Happy 2013!
It’s New Year’s Day! It’s sunny! Both the kids slept in this morning (i.e. didn’t get up at 5)….do you need more reasons to be excited? Well, neither did I…and when I get excited, I get all spontaneous and silly. Remind me n0t to get excited too often.
So, today was a spontaneous kind of day. It started with a quest for coffee, which will be duly reported in the new blog. Once Nathan was all caffeined-up, our friend Slinky suggested we join him in watching the New Year’s Day parade. Well, I don’t remember him actually suggesting that we join him. He more said that he was going and then we tagged along. At no time did he say “my enjoyment of this parade will be enhanced by the addition of a whingey baby and a feisty 3-year-old, along with their grumpy parents and a shedload of stuff”. With that in mind, we split off at Victoria Tower Gardens for lunch and a play while Slinky slinked off ahead to actually watch this parade thing.

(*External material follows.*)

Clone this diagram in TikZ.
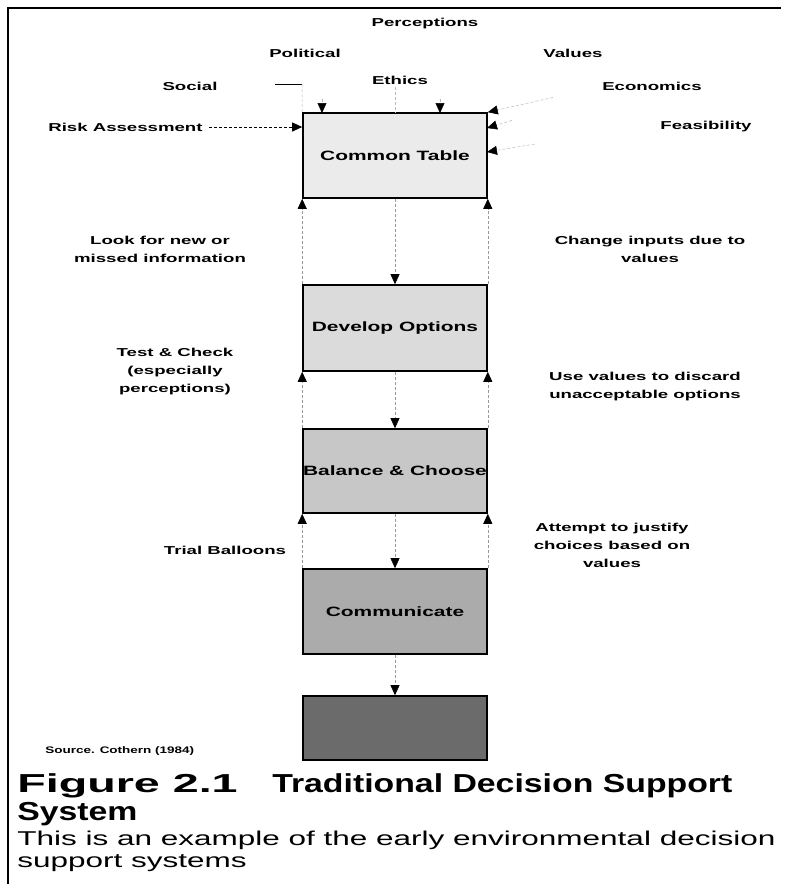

Victoria Tower Gardens isn’t the most exciting park ever. It’s managed by the Royal Parks, but it’s not on the scale of St James Park or Greenwich Park really. It’s just a small piece of green tacked onto the side of the Houses of Parliament. It has some monuments in it, including one which apparently looks like the inside of the Tardis, and a slide and swings. That’s it. This slide and some baby swings. As I said, not really on the scale of the other Royal Parks. Slinky’s class were involved in a consultation on the future of the gardens, so it seems like there might be more there in the future. It was Slinky’s class that discovered the inside-of-the-Tardis thing. And talking of the Tardis, look what we spotted just outside the Gardens:
Not that’s not the real David Tennant. If only. Otherwise I may have run off with him, and this blog may have to be renamed “Barbados with a Timelord”. But through a fuzzy camera it’s close enough. The parade was already underway, so once we’d had our Tesco picnic and been showered in cheese and pickle (not as fun as I thought it’d be, but thanks anyway Eva) we wandered towards Parliament Square to catch some of the parade.
It was OK. Can’t say it was amazing, but maybe that was because we were at the end point and everyone looked a bit knackered and fed up. One woman in a bird headdress looked particularly hacked off. But it was interesting. There were people dressed as birds, a huge brass band, a smaller brass band mixed with hip-hop beats (bit bizarre) and a parade of Star Wars and other film characters.
Now, this was a missed opportunity. If you had a whole load of stormtroopers marching, wouldn’t someone have thought to secrete a small speaker in one of their helmets, blaring out the Imperial March? You know it…the one that goes DUM DUM DUM DUM DE DUM DUM DE DUM. That would have been cool and atmospheric. Having them just wander by was a bit lame really. Again, this might have been because we were right at the end. Once they’d walked past us, they all took off their helmets in classic “Stormtrooper on a lunch break” way. Chewbacca looked especially sweaty.
Not that Roo really noticed or cared. He was busy trying to get into the tent formerly owned by Brian Haw. I didn’t think that was a good idea (he might get arrested or drink all their milk), so kept trying to distract him – “look Roo, it’s a giant!”. He spent much of his time on his scooter, slowly moving across the mudbath that was Parliament Square. I’m guessing a week of rain, followed by New Year’s Eve crowds, hadn’t been kind to it. But it meant that Roo couldn’t scoot away very fast, which suited us just fine. When he was on the pavement on it, it was far too easy for him to escape and/or run over tourists. There weren’t huge crowds, but enough to lose him in.
By 2ish, it was time to go home. Due to the spontaneous nature of the whole outing, we didn’t have a buggy with us and Roo had scooted/walked a long way. So, he was quite quite tired. Not that you could tell with the manic way he was mud-scooting about. We had hopped a bus on the way there, but it was barely worth it given they were all stopping south of the river. It was worth it though, to test out the new “debit card as oyster” system. It works! If you have a contactless debit card, you can use it as an oyster card, at oyster prices. Handy if, like Nathan, you have no prepay on your oyster. So that was an interesting experiment but it realllly wasn’t worth another bus home. So Roo had to walk. We stopped briefly in Victoria Tower Gardens again, where Roo scared the birds away and then cried because he “wanted the bird to sit in my hand”. Tired indeed. So he sat down to look at the boats.
Then his mean parents made him walk again, so he kept saying “my legs are aching” and eventually sat down in the middle of Lambeth Bridge. We got home somehow, with some Daddy-carries and some scooting and quite a bit of incentivisation. Fortunately Eva was asleep. Guess that’s the price of spontaneity….
VERDICT: An interesting day out, if you don’t have to make too much effort. Could easily be a bit more exciting!